Entries from a dataset
◇ ◇ ◇ ◇
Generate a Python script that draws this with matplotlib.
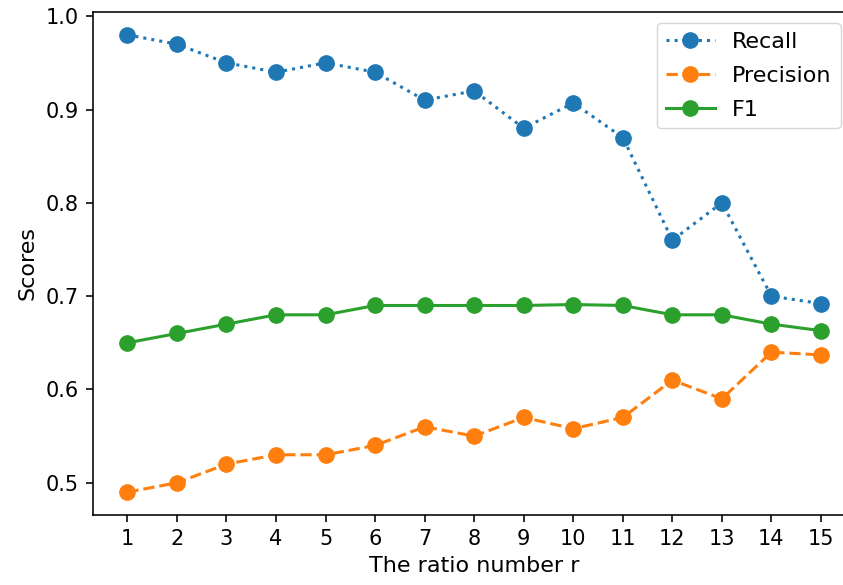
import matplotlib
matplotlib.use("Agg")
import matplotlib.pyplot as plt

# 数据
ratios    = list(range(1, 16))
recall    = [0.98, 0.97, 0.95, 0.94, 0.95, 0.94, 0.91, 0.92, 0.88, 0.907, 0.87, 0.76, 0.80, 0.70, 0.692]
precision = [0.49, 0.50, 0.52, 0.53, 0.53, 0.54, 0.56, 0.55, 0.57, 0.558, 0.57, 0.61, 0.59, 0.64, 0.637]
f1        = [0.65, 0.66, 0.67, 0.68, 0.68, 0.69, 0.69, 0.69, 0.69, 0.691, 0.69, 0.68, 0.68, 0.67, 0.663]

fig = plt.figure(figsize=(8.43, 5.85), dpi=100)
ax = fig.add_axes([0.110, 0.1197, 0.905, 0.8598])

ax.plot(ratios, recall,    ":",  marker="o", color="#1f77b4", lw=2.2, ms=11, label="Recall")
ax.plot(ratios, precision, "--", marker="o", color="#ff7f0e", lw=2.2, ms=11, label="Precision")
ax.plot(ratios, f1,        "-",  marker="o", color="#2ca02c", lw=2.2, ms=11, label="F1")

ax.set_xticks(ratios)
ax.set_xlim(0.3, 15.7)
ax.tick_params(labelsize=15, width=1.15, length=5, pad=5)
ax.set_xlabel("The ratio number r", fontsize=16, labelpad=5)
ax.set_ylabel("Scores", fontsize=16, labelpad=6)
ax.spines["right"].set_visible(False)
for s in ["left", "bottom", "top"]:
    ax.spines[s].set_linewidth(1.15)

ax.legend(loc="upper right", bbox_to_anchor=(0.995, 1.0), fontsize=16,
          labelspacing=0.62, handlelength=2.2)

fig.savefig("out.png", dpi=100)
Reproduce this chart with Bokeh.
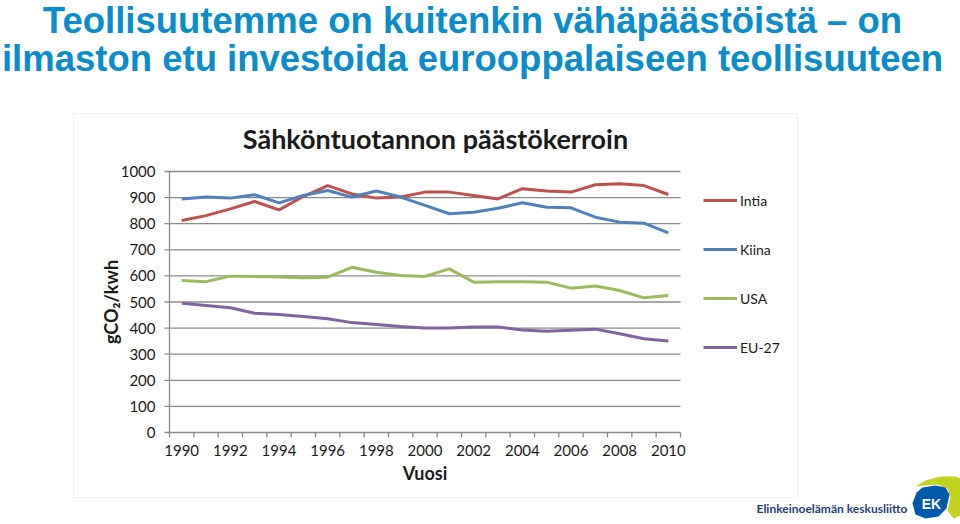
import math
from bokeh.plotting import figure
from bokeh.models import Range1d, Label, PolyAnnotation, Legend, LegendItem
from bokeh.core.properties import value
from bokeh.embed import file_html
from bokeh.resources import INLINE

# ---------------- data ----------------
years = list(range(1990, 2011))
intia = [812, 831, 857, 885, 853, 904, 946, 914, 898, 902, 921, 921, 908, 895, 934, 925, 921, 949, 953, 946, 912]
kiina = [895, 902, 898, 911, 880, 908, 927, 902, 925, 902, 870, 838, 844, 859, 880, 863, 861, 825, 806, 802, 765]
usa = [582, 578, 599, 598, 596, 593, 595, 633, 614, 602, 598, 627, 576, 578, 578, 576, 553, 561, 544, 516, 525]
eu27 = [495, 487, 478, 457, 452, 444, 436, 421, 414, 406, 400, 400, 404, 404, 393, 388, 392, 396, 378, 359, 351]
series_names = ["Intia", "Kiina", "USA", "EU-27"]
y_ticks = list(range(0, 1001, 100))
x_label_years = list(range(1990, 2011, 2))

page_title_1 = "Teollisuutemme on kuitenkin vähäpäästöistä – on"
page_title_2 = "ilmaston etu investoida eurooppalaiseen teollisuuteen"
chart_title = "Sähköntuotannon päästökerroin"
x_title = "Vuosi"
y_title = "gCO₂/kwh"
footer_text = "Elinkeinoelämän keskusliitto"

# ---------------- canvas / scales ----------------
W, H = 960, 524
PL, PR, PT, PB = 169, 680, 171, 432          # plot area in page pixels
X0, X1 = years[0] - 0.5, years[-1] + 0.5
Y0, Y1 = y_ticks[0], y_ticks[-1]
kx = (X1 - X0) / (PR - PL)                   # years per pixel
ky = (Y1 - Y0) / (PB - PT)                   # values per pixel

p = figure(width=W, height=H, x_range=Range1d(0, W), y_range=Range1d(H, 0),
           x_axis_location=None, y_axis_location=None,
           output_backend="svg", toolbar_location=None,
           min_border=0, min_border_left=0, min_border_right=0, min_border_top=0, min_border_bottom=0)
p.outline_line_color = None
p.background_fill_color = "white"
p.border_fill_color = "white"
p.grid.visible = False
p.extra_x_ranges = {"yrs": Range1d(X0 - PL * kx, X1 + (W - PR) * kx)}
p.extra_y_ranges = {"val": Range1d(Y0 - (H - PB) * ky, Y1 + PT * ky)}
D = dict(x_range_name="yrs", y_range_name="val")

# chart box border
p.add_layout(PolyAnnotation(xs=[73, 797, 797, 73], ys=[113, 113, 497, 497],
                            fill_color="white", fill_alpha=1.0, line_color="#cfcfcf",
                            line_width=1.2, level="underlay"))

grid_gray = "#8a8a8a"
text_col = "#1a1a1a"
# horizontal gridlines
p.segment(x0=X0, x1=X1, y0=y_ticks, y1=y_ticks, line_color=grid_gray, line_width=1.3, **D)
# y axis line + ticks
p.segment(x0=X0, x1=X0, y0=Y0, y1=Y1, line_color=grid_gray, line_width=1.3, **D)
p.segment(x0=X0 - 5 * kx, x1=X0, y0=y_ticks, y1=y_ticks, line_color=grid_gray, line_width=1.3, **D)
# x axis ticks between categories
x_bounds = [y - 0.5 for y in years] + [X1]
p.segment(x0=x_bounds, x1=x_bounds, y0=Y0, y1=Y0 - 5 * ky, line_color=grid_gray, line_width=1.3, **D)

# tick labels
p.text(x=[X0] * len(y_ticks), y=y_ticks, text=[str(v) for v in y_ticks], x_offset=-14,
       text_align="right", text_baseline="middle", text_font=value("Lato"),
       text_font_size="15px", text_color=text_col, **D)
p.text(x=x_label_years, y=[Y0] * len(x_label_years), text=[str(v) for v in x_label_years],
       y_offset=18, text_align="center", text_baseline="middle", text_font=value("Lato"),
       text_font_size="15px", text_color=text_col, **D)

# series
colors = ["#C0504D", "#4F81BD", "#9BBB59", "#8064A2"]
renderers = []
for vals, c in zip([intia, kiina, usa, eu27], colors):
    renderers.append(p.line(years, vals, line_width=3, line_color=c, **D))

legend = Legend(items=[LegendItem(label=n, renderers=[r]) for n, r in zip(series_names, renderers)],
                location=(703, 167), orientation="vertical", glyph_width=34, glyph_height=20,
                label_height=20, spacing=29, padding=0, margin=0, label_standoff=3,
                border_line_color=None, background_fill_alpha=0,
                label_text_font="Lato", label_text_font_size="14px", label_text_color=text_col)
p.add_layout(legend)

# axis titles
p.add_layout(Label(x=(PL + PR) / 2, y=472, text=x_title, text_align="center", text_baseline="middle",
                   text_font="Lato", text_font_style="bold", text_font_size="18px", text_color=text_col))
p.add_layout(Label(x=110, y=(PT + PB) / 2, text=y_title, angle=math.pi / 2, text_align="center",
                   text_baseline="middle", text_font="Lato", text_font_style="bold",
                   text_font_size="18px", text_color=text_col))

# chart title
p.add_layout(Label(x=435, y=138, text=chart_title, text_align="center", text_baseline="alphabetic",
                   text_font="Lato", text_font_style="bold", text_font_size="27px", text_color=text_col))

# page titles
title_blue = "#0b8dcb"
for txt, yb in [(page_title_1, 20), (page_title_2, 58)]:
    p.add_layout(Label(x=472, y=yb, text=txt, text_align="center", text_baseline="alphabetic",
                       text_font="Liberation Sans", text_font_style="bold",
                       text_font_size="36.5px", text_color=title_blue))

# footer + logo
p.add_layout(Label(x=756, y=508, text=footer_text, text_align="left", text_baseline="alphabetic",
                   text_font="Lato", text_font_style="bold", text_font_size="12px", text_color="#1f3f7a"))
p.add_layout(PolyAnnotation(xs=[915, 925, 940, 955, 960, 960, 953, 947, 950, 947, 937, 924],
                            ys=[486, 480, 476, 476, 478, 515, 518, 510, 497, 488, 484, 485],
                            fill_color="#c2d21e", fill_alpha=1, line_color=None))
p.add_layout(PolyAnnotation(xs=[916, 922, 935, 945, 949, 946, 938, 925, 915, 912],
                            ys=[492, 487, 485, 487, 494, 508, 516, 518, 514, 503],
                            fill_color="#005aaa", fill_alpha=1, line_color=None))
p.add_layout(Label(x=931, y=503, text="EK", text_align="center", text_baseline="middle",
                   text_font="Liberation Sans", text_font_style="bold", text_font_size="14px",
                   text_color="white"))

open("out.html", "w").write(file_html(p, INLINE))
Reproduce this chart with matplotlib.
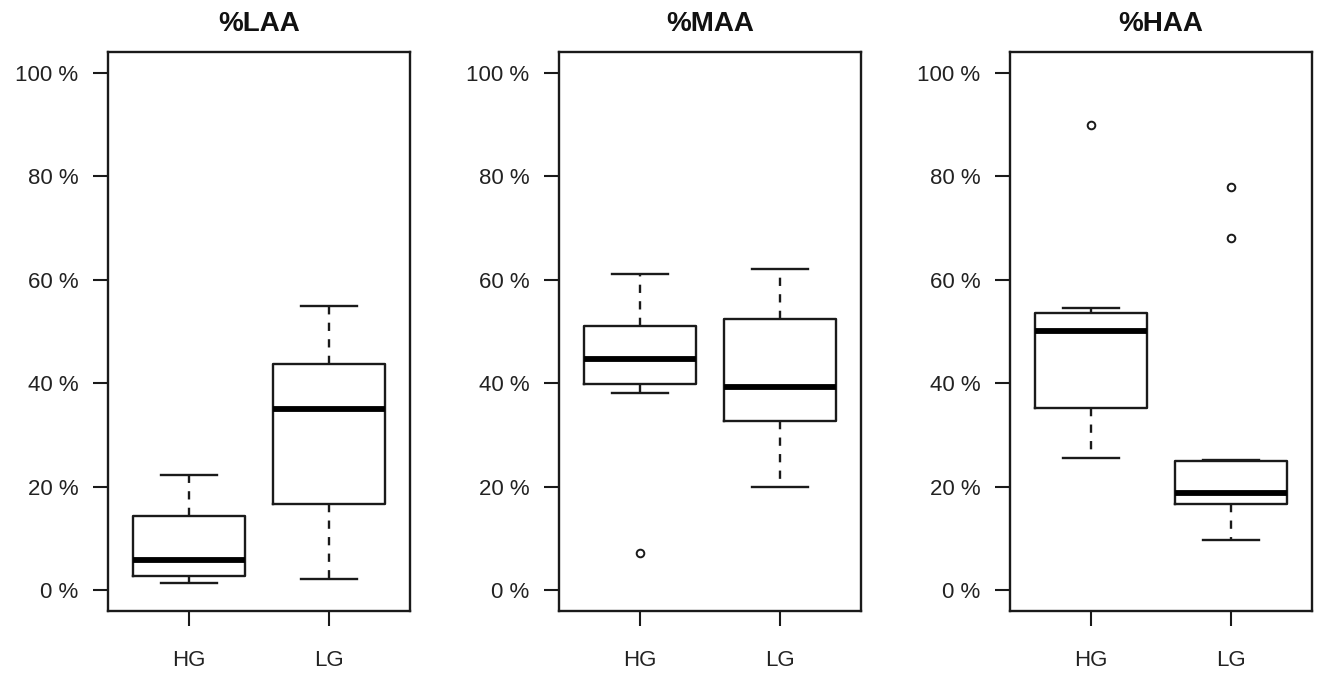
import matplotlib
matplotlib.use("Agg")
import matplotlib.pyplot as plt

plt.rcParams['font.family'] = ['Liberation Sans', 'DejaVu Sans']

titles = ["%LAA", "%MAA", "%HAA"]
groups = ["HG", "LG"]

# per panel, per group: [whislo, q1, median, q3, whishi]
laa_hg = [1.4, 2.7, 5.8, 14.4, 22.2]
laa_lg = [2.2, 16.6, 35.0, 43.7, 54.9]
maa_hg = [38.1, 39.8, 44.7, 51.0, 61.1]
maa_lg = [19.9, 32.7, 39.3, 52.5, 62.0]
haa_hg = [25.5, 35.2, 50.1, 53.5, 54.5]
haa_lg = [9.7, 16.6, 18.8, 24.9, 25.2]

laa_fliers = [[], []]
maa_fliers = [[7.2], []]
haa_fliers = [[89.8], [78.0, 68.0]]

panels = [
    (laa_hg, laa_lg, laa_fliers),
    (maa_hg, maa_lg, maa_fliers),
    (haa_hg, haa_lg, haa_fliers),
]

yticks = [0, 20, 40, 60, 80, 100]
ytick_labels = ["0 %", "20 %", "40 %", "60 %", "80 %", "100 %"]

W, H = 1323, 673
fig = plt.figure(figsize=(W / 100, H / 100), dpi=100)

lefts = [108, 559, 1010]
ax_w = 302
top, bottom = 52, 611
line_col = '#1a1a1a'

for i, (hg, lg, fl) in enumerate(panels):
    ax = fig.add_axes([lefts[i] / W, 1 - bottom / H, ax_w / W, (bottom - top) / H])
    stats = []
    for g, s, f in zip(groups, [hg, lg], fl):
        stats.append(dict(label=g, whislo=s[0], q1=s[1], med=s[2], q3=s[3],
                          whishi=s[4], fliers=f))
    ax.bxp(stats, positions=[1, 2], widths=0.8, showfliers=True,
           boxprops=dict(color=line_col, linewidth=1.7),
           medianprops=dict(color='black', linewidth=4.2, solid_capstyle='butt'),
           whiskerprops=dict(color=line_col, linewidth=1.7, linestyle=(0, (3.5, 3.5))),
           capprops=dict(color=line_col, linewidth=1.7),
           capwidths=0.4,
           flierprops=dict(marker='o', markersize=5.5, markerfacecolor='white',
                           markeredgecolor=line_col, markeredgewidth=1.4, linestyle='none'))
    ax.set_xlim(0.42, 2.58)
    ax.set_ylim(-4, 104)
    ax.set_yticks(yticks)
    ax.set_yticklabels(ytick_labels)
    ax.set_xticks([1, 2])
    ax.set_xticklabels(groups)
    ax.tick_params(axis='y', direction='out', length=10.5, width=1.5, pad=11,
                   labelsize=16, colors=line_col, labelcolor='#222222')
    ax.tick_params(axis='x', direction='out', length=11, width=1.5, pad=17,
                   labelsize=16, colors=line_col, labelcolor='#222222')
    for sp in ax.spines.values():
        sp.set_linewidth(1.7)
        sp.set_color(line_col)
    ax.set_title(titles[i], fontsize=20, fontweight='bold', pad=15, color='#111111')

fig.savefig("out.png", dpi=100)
◇ ◇ ◇ ◇
Skip all pictures and retype only the stretch from the line that holds "Reproduce this chart with Bokeh." through the line that holds "from bokeh.resources import INLINE", exactly as written.

Reproduce this chart with Bokeh.
import math
from bokeh.plotting import figure
from bokeh.models import Range1d, Label, PolyAnnotation, Legend, LegendItem
from bokeh.core.properties import value
from bokeh.embed import file_html
from bokeh.resources import INLINE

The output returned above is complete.